Fuck all that! Pardon my French, I’m classy I promise ;)
What I listed above were the very thoughts that went through my mind. All those excuses for your poor habits are just outward manifestations of shit you don’t want to deal with. You are where you are because it’s comfortable.
It’s the reason I went back to my old gym after a month of Sahil’s tough love. It was like slipping into an old pair of jeans “welcome back friendly fatty…we’ll love you here and encourage you to stay in your comfort zone because we know how hard change is” and I stayed there for another month, tracking my workouts and meals because I still had faith in Sahil’s methods, but I didn’t want to fully commit because I was stubborn and stupid and he was decent enough to help my sorry ass with nutrition and educate me along the way.
I don’t know when the clarity came. I can’t pinpoint the exact date and time and pin it to a specific event like I can my dad’s funeral. But it came. Hard. And when it did I remember coming back to Sahil and “talking” to him about it (it was a novel of an email) and asking if I could train with him again.

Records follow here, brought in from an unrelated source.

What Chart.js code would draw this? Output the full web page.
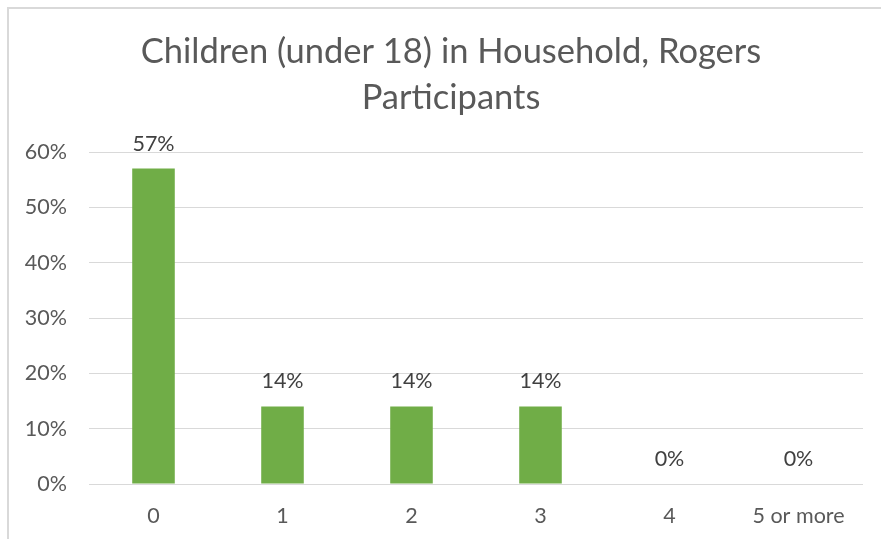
<!DOCTYPE html>
<html>
<head>
<meta charset="utf-8">
<script src="https://cdn.jsdelivr.net/npm/chart.js@4/dist/chart.umd.min.js"></script>
<style>
  body { margin: 0; background: #fff; }
  canvas { display: block; }
</style>
</head>
<body>
<canvas id="bar-chart" width="881" height="539"></canvas>
<script>
var categories = ['0', '1', '2', '3', '4', '5 or more'];
var shares = [57, 14, 14, 14, 0, 0];
var yTicks = [0, 10, 20, 30, 40, 50, 60];
var titleLines = ['Children (under 18) in Household, Rogers', 'Participants'];

var fontName = 'Lato, "Open Sans", sans-serif';

// light frame round the whole chart, plus the two-line heading
var framePlugin = {
  id: 'frame',
  beforeDraw: function(chart) {
    var ctx = chart.ctx;
    ctx.save();
    ctx.strokeStyle = '#d9d9d9';
    ctx.lineWidth = 2;
    ctx.beginPath();
    ctx.moveTo(8, chart.height);
    ctx.lineTo(8, 8);
    ctx.lineTo(chart.width, 8);
    ctx.stroke();

    ctx.fillStyle = '#595959';
    ctx.font = '34.5px ' + fontName;
    ctx.textAlign = 'center';
    ctx.textBaseline = 'middle';
    titleLines.forEach(function(line, i) {
      ctx.fillText(line, 451, 52 + i * 46);
    });
    ctx.restore();
  }
};

// percentage label above each bar
var valueLabels = {
  id: 'valueLabels',
  afterDatasetsDraw: function(chart) {
    var ctx = chart.ctx;
    var meta = chart.getDatasetMeta(0);
    ctx.save();
    ctx.fillStyle = '#404040';
    ctx.font = '21.5px ' + fontName;
    ctx.textAlign = 'center';
    ctx.textBaseline = 'middle';
    meta.data.forEach(function(bar, i) {
      ctx.fillText(shares[i] + '%', bar.x, bar.y - 25);
    });
    ctx.restore();
  }
};

new Chart(document.getElementById('bar-chart'), {
  type: 'bar',
  data: {
    labels: categories,
    datasets: [{
      data: shares,
      backgroundColor: '#70ad47',
      barPercentage: 0.33,
      categoryPercentage: 1
    }]
  },
  options: {
    responsive: false,
    animation: false,
    layout: {
      padding: { left: 10, right: 18, top: 152, bottom: 0 }
    },
    plugins: {
      legend: { display: false },
      tooltip: { enabled: false },
      title: { display: false }
    },
    scales: {
      x: {
        grid: { display: false },
        border: { display: false },
        ticks: {
          color: '#595959',
          padding: 11,
          font: { family: fontName, size: 21.5 }
        },
        afterFit: function(scale) { scale.height = 55; }
      },
      y: {
        min: 0,
        max: 60,
        afterBuildTicks: function(scale) {
          scale.ticks = yTicks.map(function(v) { return { value: v }; });
        },
        grid: { color: '#d9d9d9', lineWidth: 1, drawTicks: false },
        border: { display: false },
        ticks: {
          color: '#595959',
          padding: 22,
          font: { family: fontName, size: 21.5 },
          callback: function(v) { return v + '%'; }
        },
        afterFit: function(scale) { scale.width = 79; }
      }
    }
  },
  plugins: [framePlugin, valueLabels]
});
</script>
</body>
</html>
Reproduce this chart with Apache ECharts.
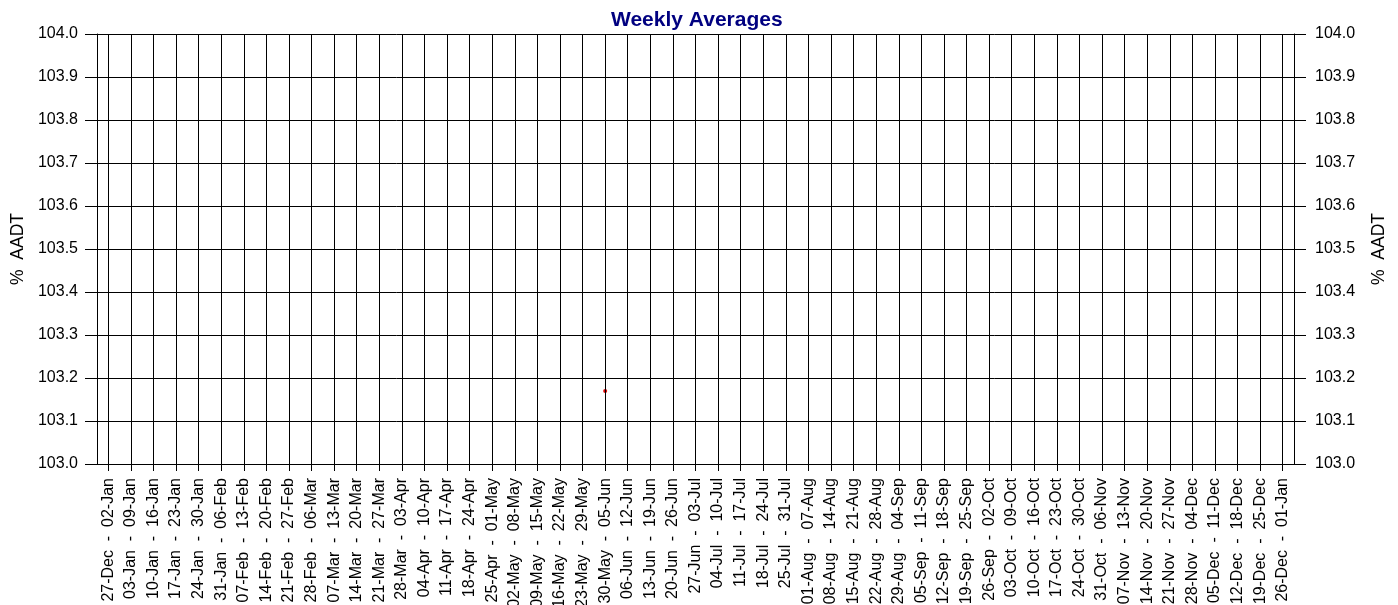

His message back to me was inspirational, full of fire, and made so much sense I was stunned I could have been so foolish…all because I wanted to be comfortable and didn’t want to be pushed. I still have his response, a year later, that’s how much it made an impact.
How do you thank someone who changed your life? How do you let them know how grateful you are for the patience they had when you were breaking, discouraged, frustrated, angry, disgusted and didn’t WANT to train any more, didn’t WANT to eat properly any more, just wanted to give up because it was easier to grab some junk and just numb your way through it all instead of pushing yourself to BE BETTER?
How do you let them know how much you appreciate them believing in you? The man says he likes scotch…I’m sure I can manage a bottle or two. But more than that I would want to reach as many people as I can to tell them that HE’S WORTH IT (and not just in a L’Oreal sort of way)
He’s the real deal and he’ll get you the results you want because he knows what works!
You just have to stop being so stubborn, stupid and comfortable. Drop your ego at the door and take a lesson…REALLY learn something because it is LIFE CHANGING. Don’t be scared of being uncomfortable, being pushed, being told your habits and ideas are wrong.
Be terrified of staying where you are. Be terrified of remaining stagnant. Just start… his company is called HARDCORE Training Solutions for a reason – because this is where excuses or whining come to die. He got me the results I wanted, and I love him for it. Thank you Coach Sahil. You’ve changed my life. Mentally and physically!”